The practice of applying MIL-STD-490 without the interpretation of generalities and options offers little guidance to subcontractors, and does not allow for the effective administration of state-of-the-art acquisition programs. When reviews are restricted to the formal DoD type, technical problems often go unnoticed and hidden costs are incurred. The situation becomes critical during source selection, when a subcontractor of unknown technical ability is selected upon basis of cost.
Subcontractors, when reviewing contract requirements, often are left to their own interpretation of specifications and "boilerplate" requirements. The interfaces that do not occur with the prime contractor and the government often are uncoordinated and do not provide the necessary leadership or adequately address the technical issues. Monitoring the subcontractor only using predetermined milestones permits many design/ test/ manufacturing operations to go unnoticed until a critical delivery schedule is slipped. Often, the prime contractor's schedule adversely affects the technical performance for the hardware delivered by subcontractors.
Good communication between the government, the prime contractor, and subcontractors is a key ingredient in effective subcontractor control. Specifications (including statement of work and CDRLs) should be prepared by a dedicated group to ensure consistency and completeness. A multidiscipline onsite evaluation team should ensure that the chosen subcontractor can perform adequately to the agreement. The evaluation team should include representatives from quality, material, technical, and configuration management, as a minimum.
After the subcontractors have been determined, the government and the prime contractor should conduct vendor conferences tailored to educating each subcontractor thoroughly on his contract as well as the key technical elements contained in the prime contract. The vendor conference should provide an awareness of each subcontractor's role in the total weapon system acquisition and identify specifically what will be required of each subcontractor. The prime contractor should provide to each subcontractor a "subcontractor assist" person who will work jointly with the subcontractor in solving any "surprise" problems.

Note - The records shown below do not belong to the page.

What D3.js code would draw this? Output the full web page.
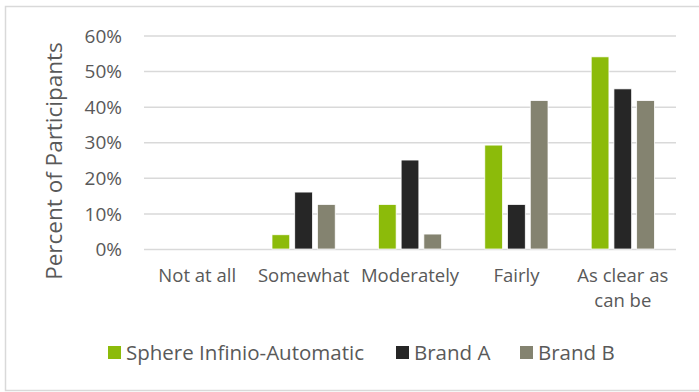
<!DOCTYPE html>
<html><head><meta charset="utf-8">
<script src="https://cdn.jsdelivr.net/npm/d3@7"></script>
<style>html,body{margin:0;padding:0;background:#fff;}svg{display:block;}</style>
</head><body>
<svg id="chart" width="699" height="392"></svg>
<script>
const categories = ["Not at all", "Somewhat", "Moderately", "Fairly", "As clear as can be"];
const seriesNames = ["Sphere Infinio-Automatic", "Brand A", "Brand B"];
const sphereValues = [0, 4, 12.5, 29.2, 54];
const brandAValues = [0, 16, 25, 12.5, 45];
const brandBValues = [0, 12.5, 4.2, 41.7, 41.7];
const yTicks = [0, 10, 20, 30, 40, 50, 60];
const colors = ["#8CBB0A", "#262626", "#848370"];
const allValues = [sphereValues, brandAValues, brandBValues];

(function() {
const svg = d3.select("#chart");
const font = "'Open Sans', 'Noto Sans', sans-serif";
const textColor = "#595959";

svg.append("rect").attr("x", 5.5).attr("y", 6.5).attr("width", 700).attr("height", 384)
  .attr("fill", "#fff").attr("stroke", "#D9D9D9").attr("stroke-width", 1.5);

const mLeft = 144, mRight = 676, mTop = 35.5, mBottom = 249;
const x = d3.scaleBand().domain(categories).range([mLeft, mRight]).paddingInner(0).paddingOuter(0);
const y = d3.scaleLinear().domain([0, 60]).range([mBottom, mTop]);
const inner = d3.scaleBand().domain(seriesNames).range([0, x.bandwidth()]).paddingInner(0.22).paddingOuter(0.95);

const yAxis = d3.axisLeft(y).tickValues(yTicks).tickSize(-(mRight - mLeft)).tickFormat(d => d + "%");
const gy = svg.append("g").attr("transform", `translate(${mLeft},0)`).call(yAxis);
gy.select(".domain").remove();
gy.selectAll(".tick line").attr("stroke", "#D9D9D9").attr("stroke-width", 1.5);
gy.selectAll(".tick text").attr("x", -22).attr("dy", "0.35em").attr("fill", textColor)
  .style("font-family", font).style("font-size", "19px");

seriesNames.forEach((s, si) => {
  svg.append("g").selectAll("rect").data(allValues[si]).join("rect")
    .attr("x", (d, i) => x(categories[i]) + inner(s))
    .attr("width", inner.bandwidth())
    .attr("y", d => y(d))
    .attr("height", d => y(0) - y(d))
    .attr("fill", colors[si])
    .attr("stroke", d => d > 0 ? "#fff" : "none").attr("stroke-width", 0.75);
});

const xAxis = d3.axisBottom(x).tickSize(0);
const gx = svg.append("g").attr("transform", `translate(0,${mBottom})`).call(xAxis);
gx.select(".domain").remove();
gx.selectAll(".tick text").remove();
const wrapLabels = {"As clear as can be": ["As clear as", "can be"]};
gx.selectAll(".tick").each(function(d) {
  const lines = wrapLabels[d] || [d];
  const t = d3.select(this).append("text").attr("fill", textColor)
    .attr("text-anchor", "middle").style("font-family", font).style("font-size", "18.5px");
  lines.forEach((ln, i) => t.append("tspan").attr("x", 0).attr("y", 33 + i * 25).text(ln));
});

svg.append("text").attr("transform", "translate(62,161) rotate(-90)")
  .attr("text-anchor", "middle").attr("fill", textColor)
  .style("font-family", font).style("font-size", "22.5px").text("Percent of Participants");

const legendX = [108, 396, 520];
const lg = svg.append("g");
seriesNames.forEach((s, i) => {
  lg.append("rect").attr("x", legendX[i]).attr("y", 346).attr("width", 13).attr("height", 13).attr("fill", colors[i]);
  lg.append("text").attr("x", legendX[i] + 18).attr("y", 352.5).attr("dy", "0.35em")
    .attr("fill", textColor).style("font-family", font).style("font-size", "20.5px").text(s);
});
})();
</script>
</body></html>
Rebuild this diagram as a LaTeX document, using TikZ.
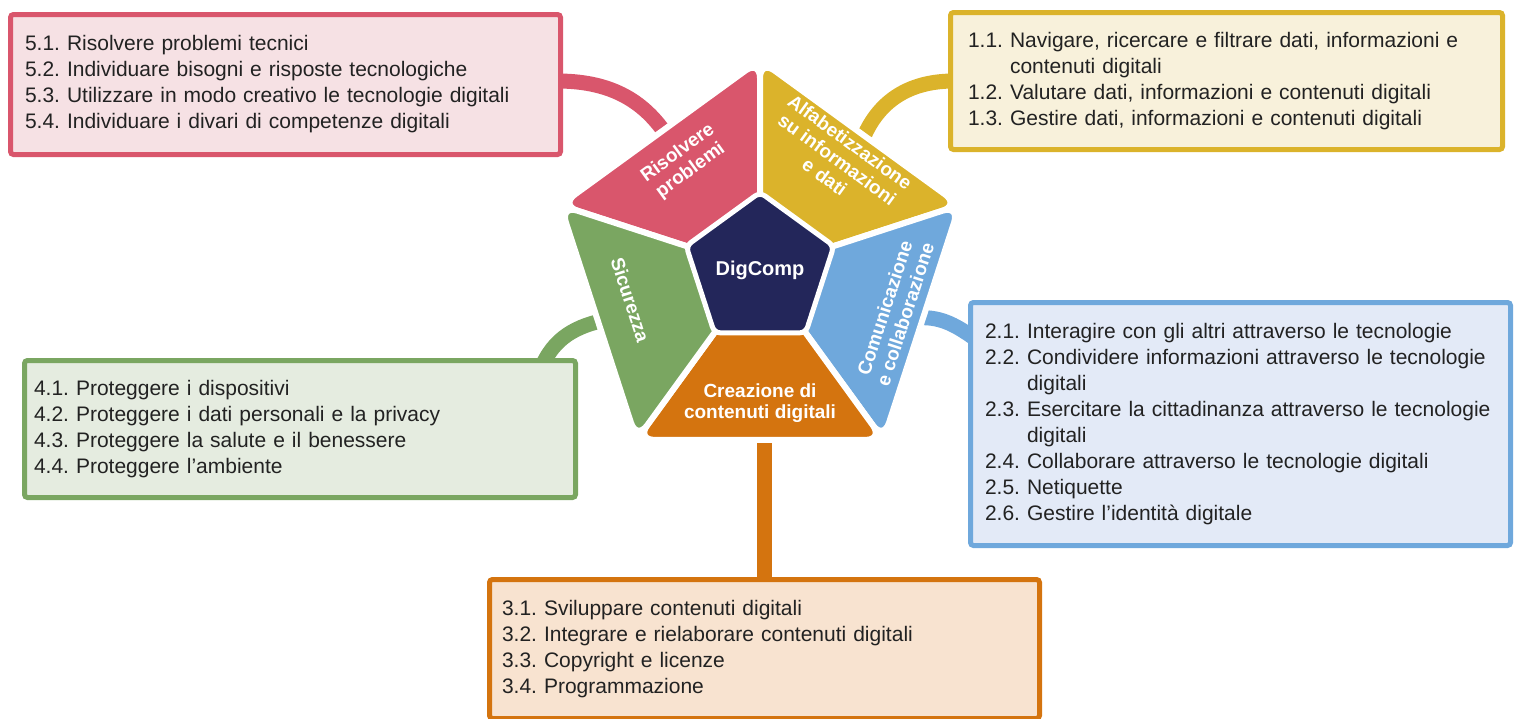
\documentclass[tikz,border=0pt]{standalone}
\usepackage{fontspec}
\setmainfont{Liberation Sans}
\usetikzlibrary{shapes.geometric, positioning, calc, backgrounds}
\definecolor{probred}{HTML}{D9566C}
\definecolor{probfill}{HTML}{F6E1E4}
\definecolor{infoyellow}{HTML}{DBB32B}
\definecolor{infofill}{HTML}{F8F1DB}
\definecolor{commblue}{HTML}{6FA8DC}
\definecolor{commfill}{HTML}{E3EAF7}
\definecolor{safegreen}{HTML}{7AA661}
\definecolor{safefill}{HTML}{E5ECE0}
\definecolor{createorange}{HTML}{D4740F}
\definecolor{createfill}{HTML}{F8E3D0}
\definecolor{corenavy}{HTML}{23265A}
\definecolor{itemtext}{HTML}{222222}
\newcommand\itemrows[1]{\raisebox{-2.5pt}{\begin{tabular}{@{}l@{\ }l@{}}#1\end{tabular}}}

\begin{document}
\begin{tikzpicture}[
    x=1pt, y=1pt,
    segment/.style={draw=white, line width=6pt, rounded corners=18pt},
    seglabel/.style={text=white, align=center, font=\fontsize{19}{21.5}\selectfont\bfseries, inner sep=0pt},
    itembox/.style={draw, line width=5pt, rounded corners=3pt, anchor=north west, align=left, text=itemtext, font=\fontsize{21}{26}\selectfont},
    link/.style={line width=15pt}
  ]
    \useasboundingbox (0,0) rectangle (1515,-718);

    % the five areas round the centre
    \begin{scope}[shift={(760,-270)}]
      \filldraw[segment, fill=probred] (0,0) -- (90:210) -- (162:210) -- cycle;
      \filldraw[segment, fill=infoyellow] (0,0) -- (18:210) -- (90:210) -- cycle;
      \filldraw[segment, fill=commblue] (0,0) -- (-54:210) -- (18:210) -- cycle;
      \filldraw[segment, fill=createorange] (0,0) -- (234:210) -- (306:210) -- cycle;
      \filldraw[segment, fill=safegreen] (0,0) -- (162:210) -- (234:210) -- cycle;

      \node[seglabel, rotate=36] (problabel) at (125:132) {Risolvere\\problemi};
      \node[seglabel, rotate=-36] (infolabel) at (55:135) {Alfabetizzazione\\su informazioni\\e dati};
      \node[seglabel, rotate=72] (commlabel) at (-17:141) {Comunicazione\\e collaborazione};
      \node[seglabel] (createlabel) at (-90:133) {Creazione di\\contenuti digitali};
      \node[seglabel, rotate=-72] (safelabel) at (193:133) {Sicurezza};

      \node[regular polygon, regular polygon sides=5, minimum size=146pt, inner sep=0pt,
            fill=corenavy, draw=white, line width=5pt, rounded corners=6pt,
            text=white, font=\fontsize{20}{22}\selectfont\bfseries] (core) at (0,0) {DigComp};

      \coordinate (probend) at (-91,131);
      \coordinate (infoend) at (105,136);
      \coordinate (commend) at (155,-48);
      \coordinate (createend) at (0,-165);
      \coordinate (safeend) at (-145,-48);
    \end{scope}

    % competence boxes
    \node[itembox, draw=probred, fill=probfill, minimum width=550pt, minimum height=140pt, inner xsep=14.5pt, text width=521pt] (probbox) at (8,-12) {\itemrows{
        5.1. & Risolvere problemi tecnici\\
        5.2. & Individuare bisogni e risposte tecnologiche\\
        5.3. & Utilizzare in modo creativo le tecnologie digitali\\
        5.4. & Individuare i divari di competenze digitali}};
    \node[itembox, draw=infoyellow, fill=infofill, minimum width=552pt, minimum height=137pt, inner xsep=17.5pt, text width=517pt] (infobox) at (948,-10) {\itemrows{
        1.1. & Navigare, ricercare e filtrare dati, informazioni e\\
             & contenuti digitali\\
        1.2. & Valutare dati, informazioni e contenuti digitali\\
        1.3. & Gestire dati, informazioni e contenuti digitali}};
    \node[itembox, draw=commblue, fill=commfill, minimum width=540pt, minimum height=243pt, inner xsep=14.5pt, text width=511pt] (commbox) at (968,-300) {\itemrows{
        2.1. & Interagire con gli altri attraverso le tecnologie\\
        2.2. & Condividere informazioni attraverso le tecnologie\\
             & digitali\\
        2.3. & Esercitare la cittadinanza attraverso le tecnologie\\
             & digitali\\
        2.4. & Collaborare attraverso le tecnologie digitali\\
        2.5. & Netiquette\\
        2.6. & Gestire l'identità digitale}};
    \node[itembox, draw=safegreen, fill=safefill, minimum width=551pt, minimum height=137pt, inner xsep=9.5pt, text width=532pt] (safebox) at (22,-358) {\itemrows{
        4.1. & Proteggere i dispositivi\\
        4.2. & Proteggere i dati personali e la privacy\\
        4.3. & Proteggere la salute e il benessere\\
        4.4. & Proteggere l'ambiente}};
    \node[itembox, draw=createorange, fill=createfill, minimum width=550pt, minimum height=139pt, inner xsep=12.5pt, text width=525pt] (createbox) at (487,-577) {\itemrows{
        3.1. & Sviluppare contenuti digitali\\
        3.2. & Integrare e rielaborare contenuti digitali\\
        3.3. & Copyright e licenze\\
        3.4. & Programmazione}};

    % links behind boxes and areas
    \begin{scope}[on background layer]
      \draw[link, probred] ($(probbox.north east)+(-6,-69)$) to[out=0, in=122] (probend);
      \draw[link, infoyellow] ($(infobox.north west)+(6,-71)$) to[out=180, in=65] (infoend);
      \draw[link, commblue] (commend) to[out=5, in=145] ($(commbox.north west)+(6,-38)$);
      \draw[link, safegreen] ($(safebox.north west)+(521,-6)$) to[out=65, in=190] (safeend);
      \draw[link, createorange] (createend) -- (createbox.north |- createend) -- ($(createbox.north)+(0,-6)$);
    \end{scope}
  \end{tikzpicture}
\end{document}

In addition, the prime contractor should have an authoritative and centralized data administration organization for the processing and handling of subcontractor data to account for all actions require and completed. A point of contact must be established for each item subcontracted, and for major/ critical subcontracts. An onsite representative must be required for effective monitoring of the subcontractor's daily operation. Periodic internal reviews should cover technical/ manufacturing/ test progress (or lack thereof) using accumulated data, part of which is in response to flow down of reliability development testing requirements (TAAF) from prime contractor to subcontractor.
During the contract period, data transmittals require close monitoring. Uncoordinated decision making and failure in maintaining timely responses to and from the subcontractor are the result of inattention to data management. This area of subcontractor control is especially important in tracking corrective action requests, and in validating critical processes and plans necessary for all activities to maintain schedule. Also, accepting proprietary rights claims without fully investigating their validity reduces the effectiveness of data management, and should be avoided.
Informal technical and project level reviews are an essential ingredient of effective subcontractor control. The prime contractor should, on a regular basis, evaluate the "real" progress made by the subcontractor through such reviews. Other techniques that should be considered include configuration readiness reviews, review of design/ manufacturing/ test processes before qualification, and the requirement to use Test Requirements Documents (TRDs) to detail the procedures for product test. Finally, all project schedule changes should be coordinated between both the prime and subcontractors before firm changes to project commitments are made.